Por meio de um modelo econométrico que considera a possibilidade do impacto das mudanças da probabilidade de vitória de Trump nos preços de alguns ativos variar ao longo do tempo,utilizei dados diários e estimei o que acontece quando há um aumento nos preços dos contratos (para os interessados, eu vou explicar nos próximos dias um pouco mais sobre o método e apresentar alguns resultados extras aqui) .
Considerei as taxas de câmbio da África do Sul, Argentina, Australia, Brasil, Canadá, Chile, Colômbia, Zona do Euro, Hong Kong, Índia, Japão, México, Peru, Tailândia e Turquia, bem como os preços do petróleo (WTI), um índice para a bolsa dos EUA (S&P 500) e as taxas de juros de títulos de três meses emitidos pelo tesouro norte-americano.
O que acontece no mercado de câmbio quando a probabilidade de vitória de Donald Trump aumenta? Como a taxa de câmbio é definida como um preço relativo (por exemplo, quantas unidades da moeda doméstica preciso para comprar uma unidade da moeda estrangeira), mesmo que em uma análise mais simples possamos imaginar cenários nos quais exista uma depreciação de uma dada moeda, o que precisamos considerar é a resposta não só dela frente à outra, mas frente a uma cesta de moedas. Por exemplo, imagine duas moedas, A e B, cujas taxas de câmbio são definidas em relação à uma terceira moeda, C. Assuma que ambas percam valor em relação à moeda C quando a probabilidade de Trump vencer cresce. Se a moeda B perder valor do que a moeda A, é possível que o efeito líquido para a moeda A seja de fortalecimento em termos relativos, isto é, a taxa de câmbio A por B diminui. Esse era o caso do dólar canadense antes da entrada da Kamala Harris na disputa.
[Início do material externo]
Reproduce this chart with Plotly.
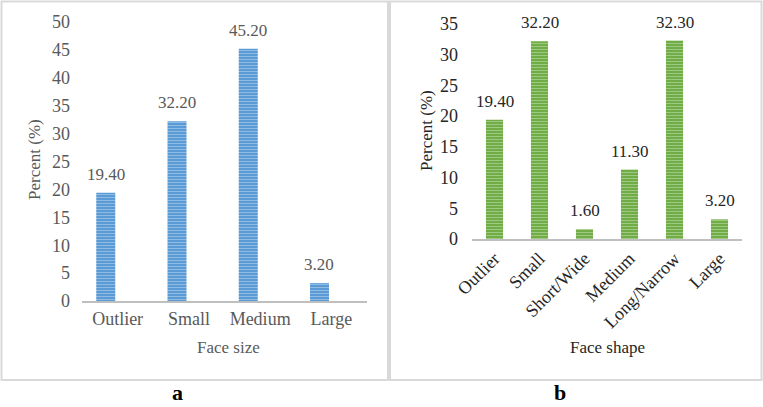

Em grande parte da amostra analisada (dados entre janeiro e setembro deste ano), o impacto líquido no próprio dia de um aumento na probabilidade de reeleição de Donald Trump em um índice de taxa de câmbio calculado pelo Bank for International Settlements (BIS) considerando uma cesta de 64 economias era negativo (ou seja, o que acontecia era uma apreciação da moeda canadense). No entanto, algum tempo após a entrada de Harris na disputa, o efeito mudou de sinal: quando há uma chance maior de Trump ganhar, a moeda canadense perde valor. Curiosamente, o oposto ocorreu com o Baht tailandês: antes de Kamala a probabilidade da eleição de Trump percebida pelo mercado crescer depreciava a moeda, ao passo que, após a mudança na disputa, a moeda do país acaba se fortalecendo frente às demais.
E para o real? Não parece ter tido muito efeito. Um pouco antes de Kamala Harris entrar na disputa (bem como em meados de janeiro e começo de fevereiro), a maior probabilidade de Trump ser eleito enfraquecia a moeda brasileira frente aos seus pares no dia que isso ocorria, mas em grande parte da mostra (antes e depois de Biden deixar a disputa), o efeito, potencialmente contraintuitivo, é que a moeda ganha valor relativo. Ou seja, mesmo que o real frente ao dólar deprecie com uma maior probabilidade de Trump ser eleito, esse movimento é, em média, inferior ao comportamento de outras moedas que possam perder valor também, o que torna o real mais forte em termos relativos (à cesta de 64 economias, é bom lembrar).
E o que acontece com a bolsa dos EUA? Também não apresentou grandes alterações. Em grande parte da amostra (excluindo quando se aproximava a troca na candidatura Democrata e logo após, quando os efeitos negativos no S&P foram bem intensos), em geral, o efeito é positivo. O mesmo ocorreu com o preço do petróleo: Trump aumenta o valor do barril no mundo, cujos efeitos inflacionários estão associados ao seu impacto também positivo nas taxas de juros norte-americanas: elas sobem quando Trump sobe.